Of course, our daily adventures also included a Double Decker bus and trains to The Wax Museum, Harrods for some shopping, London Tower, and the Trafalgar Square area. It was kind of sad they had managed to get rid of the pigeons which I loved to feed as a kid, but it made it much cleaner for people in general. The local pubs were a blast to visit, each with their own specials of the day. With much dismay, I could not find steak and kidney pie, but any pub food was homey and delicious.

One evening, we fit in an extravagant High Tea at the London Ritz. As we got fancied up, our hotel called for the famous black cab (and yes, they fit all five of us, unlike in Paris, but that’s another blog). For this event, we enjoyed a choice of several varieties of tea, finely cut sandwiches, freshly baked scones, jam and clotted cream, and an assortment of delicate pastries all served in the spectacular Palm Court in the Ritz. The gentlemen had ordered the Ritz’s magnificent three foot white rose complete with an attractive box, so we were quite surprised!
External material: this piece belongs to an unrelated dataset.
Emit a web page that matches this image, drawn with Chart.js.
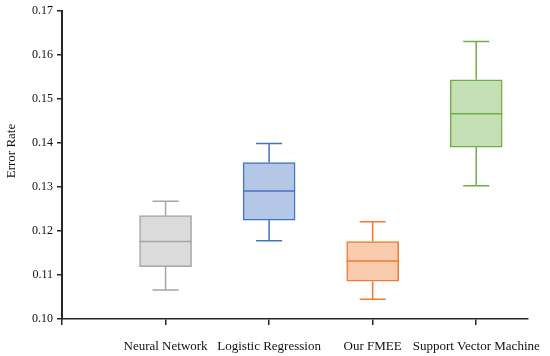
<!DOCTYPE html>
<html>
<head>
<meta charset="utf-8">
<script src="https://cdn.jsdelivr.net/npm/chart.js@4/dist/chart.umd.min.js"></script>
<style>
  html, body { margin: 0; padding: 0; background: #fff; }
  #box { width: 550px; height: 356px; }
</style>
</head>
<body>
<div id="box"><canvas id="errChart" width="550" height="356"></canvas></div>
<script>
// ==========================================
// 1. Data
// ==========================================
const categories = ['Neural Network', 'Logistic Regression', 'Our FMEE', 'Support Vector Machine'];
const minVals    = [0.1066, 0.1178, 0.1045, 0.1303];
const q1Vals     = [0.1119, 0.1225, 0.1086, 0.1391];
const medianVals = [0.1176, 0.1291, 0.1132, 0.1467];
const q3Vals     = [0.1235, 0.1356, 0.1176, 0.1544];
const maxVals    = [0.1268, 0.1399, 0.1221, 0.1631];
const yTicks     = [0.10, 0.11, 0.12, 0.13, 0.14, 0.15, 0.16, 0.17];

const strokeColors = ['#a5a5a5', '#4472c4', '#ed7d31', '#70ad47'];
const fillColors   = ['#dbdbdb', '#b4c7e7', '#f8cbad', '#c5e0b4'];

const axisColor = '#262626';
const serif = '"Liberation Serif", "DejaVu Serif", serif';

// ==========================================
// 2. Plugins: median line + whiskers, y title
// ==========================================
const whiskerPlugin = {
    id: 'whiskers',
    afterDatasetsDraw(chart) {
        const ctx = chart.ctx;
        const yScale = chart.scales.y;
        const bars = chart.getDatasetMeta(0).data;
        ctx.save();
        ctx.lineWidth = 1.5;
        bars.forEach((bar, i) => {
            const cx = bar.x;
            const half = bar.width / 2;
            const cap = half / 2;
            const yMin = yScale.getPixelForValue(minVals[i]);
            const yQ1 = yScale.getPixelForValue(q1Vals[i]);
            const yMed = yScale.getPixelForValue(medianVals[i]);
            const yQ3 = yScale.getPixelForValue(q3Vals[i]);
            const yMax = yScale.getPixelForValue(maxVals[i]);
            ctx.strokeStyle = strokeColors[i];
            ctx.beginPath();
            // median
            ctx.moveTo(cx - half, yMed); ctx.lineTo(cx + half, yMed);
            // upper whisker
            ctx.moveTo(cx, yQ3); ctx.lineTo(cx, yMax);
            ctx.moveTo(cx - cap, yMax); ctx.lineTo(cx + cap, yMax);
            // lower whisker
            ctx.moveTo(cx, yQ1); ctx.lineTo(cx, yMin);
            ctx.moveTo(cx - cap, yMin); ctx.lineTo(cx + cap, yMin);
            ctx.stroke();
        });
        ctx.restore();
    }
};

// y title sits a bit above the middle of the axis in the original
const yTitlePlugin = {
    id: 'yTitle',
    afterDraw(chart) {
        const ctx = chart.ctx;
        ctx.save();
        ctx.translate(12, 151);
        ctx.rotate(-Math.PI / 2);
        ctx.fillStyle = '#111';
        ctx.font = '13px ' + serif;
        ctx.textAlign = 'center';
        ctx.textBaseline = 'middle';
        ctx.fillText('Error Rate', 0, 0);
        ctx.restore();
    }
};

// ==========================================
// 3. Chart
// ==========================================
const ctx = document.getElementById('errChart').getContext('2d');
new Chart(ctx, {
    type: 'bar',
    data: {
        datasets: [{
            data: categories.map((c, i) => ({ x: i + 1, y: [q1Vals[i], q3Vals[i]] })),
            backgroundColor: fillColors,
            borderColor: strokeColors,
            borderWidth: 1.5,
            borderSkipped: false,
            barThickness: 52
        }]
    },
    options: {
        responsive: false,
        animation: false,
        devicePixelRatio: 1,
        layout: { padding: { left: 0, right: 22, top: 4, bottom: 0 } },
        plugins: {
            legend: { display: false },
            tooltip: { enabled: false }
        },
        scales: {
            x: {
                type: 'linear',
                min: 0,
                max: 4.5,
                offset: false,
                afterBuildTicks: (scale) => {
                    scale.ticks = [0, 1, 2, 3, 4].map(v => ({ value: v }));
                },
                afterFit: (scale) => {
                    scale.height = 37;
                    scale.paddingLeft = 0;
                    scale.paddingRight = 0;
                },
                grid: { offset: false, drawOnChartArea: false, drawTicks: true, tickLength: 6, color: axisColor, lineWidth: 1.5 },
                border: { display: true, color: axisColor, width: 1.5 },
                ticks: {
                    autoSkip: false,
                    maxRotation: 0,
                    padding: 14,
                    color: '#111',
                    font: { family: serif, size: 13 },
                    callback: (v) => (v >= 1 && v <= 4 ? categories[v - 1] : '')
                }
            },
            y: {
                min: 0.10,
                max: 0.17,
                afterBuildTicks: (scale) => {
                    scale.ticks = yTicks.map(v => ({ value: v }));
                },
                afterFit: (scale) => { scale.width = 62; },
                grid: { drawOnChartArea: false, drawTicks: true, tickLength: 5, color: axisColor, lineWidth: 1.5 },
                border: { display: true, color: axisColor, width: 2 },
                ticks: {
                    padding: 4,
                    color: '#111',
                    font: { family: serif, size: 12 },
                    callback: (v) => v.toFixed(2)
                }
            }
        }
    },
    plugins: [whiskerPlugin, yTitlePlugin]
});
</script>
</body>
</html>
It was a night to remember, that’s for sure.

Our last excursion before joining the Globus Tour, was taking the tube, bus, and taxi to Abbey Road.
Ed was particularly interested in this place because he just loves anything Beatles. We tried several times for the perfect picture, but with concern about stopping the traffic or being out of sink, we managed to get only a few good ones. We signed the gate entry of the Abby Road Studio as all who come there must do. People from around the world sign their messages as a memorial or tribute to the Beatles. It was magical.

We loved the Arran House, and all London had to offer. It was a great start to the rest of our trip; we were rested and excited about the adventures yet to come.
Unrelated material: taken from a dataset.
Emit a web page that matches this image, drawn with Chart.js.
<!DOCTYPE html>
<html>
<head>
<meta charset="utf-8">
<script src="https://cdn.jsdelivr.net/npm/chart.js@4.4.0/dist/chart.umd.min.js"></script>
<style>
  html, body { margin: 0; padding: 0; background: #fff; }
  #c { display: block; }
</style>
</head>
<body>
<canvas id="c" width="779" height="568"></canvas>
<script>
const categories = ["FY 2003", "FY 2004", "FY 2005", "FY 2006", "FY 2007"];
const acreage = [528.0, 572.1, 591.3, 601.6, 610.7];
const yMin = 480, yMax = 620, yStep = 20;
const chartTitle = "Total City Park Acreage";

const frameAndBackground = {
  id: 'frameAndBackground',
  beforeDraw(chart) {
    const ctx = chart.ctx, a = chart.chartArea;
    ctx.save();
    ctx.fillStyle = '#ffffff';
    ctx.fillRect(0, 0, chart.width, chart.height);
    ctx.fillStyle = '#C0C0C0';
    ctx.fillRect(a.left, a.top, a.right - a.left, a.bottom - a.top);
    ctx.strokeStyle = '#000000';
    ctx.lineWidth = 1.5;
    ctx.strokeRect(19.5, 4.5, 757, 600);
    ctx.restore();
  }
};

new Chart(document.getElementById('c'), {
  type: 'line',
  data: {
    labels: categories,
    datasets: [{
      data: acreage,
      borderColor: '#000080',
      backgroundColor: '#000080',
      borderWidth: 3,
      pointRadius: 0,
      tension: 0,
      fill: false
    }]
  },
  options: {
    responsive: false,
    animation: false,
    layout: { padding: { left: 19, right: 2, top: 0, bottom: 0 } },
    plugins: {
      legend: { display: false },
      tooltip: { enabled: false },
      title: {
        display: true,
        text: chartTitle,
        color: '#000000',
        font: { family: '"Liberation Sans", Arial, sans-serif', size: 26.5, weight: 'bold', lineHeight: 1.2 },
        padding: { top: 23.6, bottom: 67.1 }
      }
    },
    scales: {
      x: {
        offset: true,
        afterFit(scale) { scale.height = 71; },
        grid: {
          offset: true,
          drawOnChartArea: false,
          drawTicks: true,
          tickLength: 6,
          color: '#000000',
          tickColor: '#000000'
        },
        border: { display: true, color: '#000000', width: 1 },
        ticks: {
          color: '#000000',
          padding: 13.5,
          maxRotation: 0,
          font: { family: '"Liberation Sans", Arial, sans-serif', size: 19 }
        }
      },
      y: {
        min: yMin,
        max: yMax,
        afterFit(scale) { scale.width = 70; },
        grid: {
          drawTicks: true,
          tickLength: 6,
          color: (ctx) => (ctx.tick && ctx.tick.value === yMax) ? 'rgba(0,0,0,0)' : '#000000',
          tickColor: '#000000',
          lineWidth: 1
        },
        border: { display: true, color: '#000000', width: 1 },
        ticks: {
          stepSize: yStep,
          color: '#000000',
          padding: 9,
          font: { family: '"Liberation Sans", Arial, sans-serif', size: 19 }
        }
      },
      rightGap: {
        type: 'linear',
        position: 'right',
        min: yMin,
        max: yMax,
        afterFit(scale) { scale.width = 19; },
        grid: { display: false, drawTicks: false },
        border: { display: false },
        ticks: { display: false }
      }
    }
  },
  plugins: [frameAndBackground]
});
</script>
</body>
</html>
Some notes from our travels:

We struggled a bit trying to get all our luggage onto the Gatwick Express we inadvertently popped into the nearest train car, but with three helpful males, we dragged the cases into the business class and stayed there too pooped to move up one train car more. (Trains can be crowded in regular fare, but first class is much roomier even with suitcases in tow. Plus, the bathrooms are nicer.)

The Gatwick Express goes directly into London proper, and cabbies from there are easy to beckon; they are friendly and pride themselves on getting you to your destination hotel quickly and safely.
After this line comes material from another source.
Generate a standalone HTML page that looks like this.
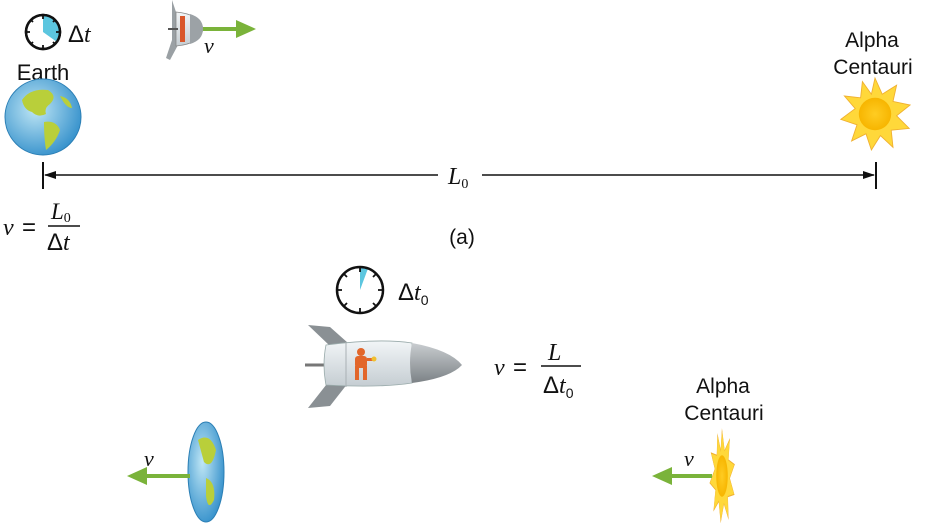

How to Get the Most out of Your Travel Wardrobe:

  • Plan for and pack clothes that meet the needs of your itinerary, are appropriate for the culture and climate of your destination, and allow the most outfits from the least number of pieces.

  • Here are some easy ways to lighten your load. Plan around a basic color. Choose a neutral solid color like black, navy, gray, brown or khaki for your main wardrobe pieces. Matching striped or print shirts, a scarf or a pin can add a little color without sacrificing valuable space.
  • Plan to wear each item several times during the trip. Choose clothing that is easy to care for -- wrinkle resistant, hand washable, and quick drying. Take a compact laundry kit along to wash as you go.
  • Take more tops than bottoms. Every top should go with every bottom. Tops are lighter and take less room than bottoms, and are easier to launder.
  • Choose lightweight knits, microfibers, cotton and silk over bulky sweaters, heavy denim and corduroy. For colder climates, pack silk long underwear that keeps you warm, packs small, and doubles as pajamas.

  • Wear your jacket or coat and heavier shoes to the airport (worn clothing is never weighed). While you are at it, stuff the coat pockets, too. Many travelers choose multi-pocket jackets or travel vests, in effect wearing an extra carry-on.
  • Pack for comfort. Chances are good that you will be sleeping in your clothing on the plane. Choose clothing made of stretchy fabrics, expandable waistbands, and non-binding collars and cuffs. Make sure these fabrics resist stains and wrinkles to avoid the slept-in look.
  • We love TravelSmith’s clothing and Magellan’s packing organizers.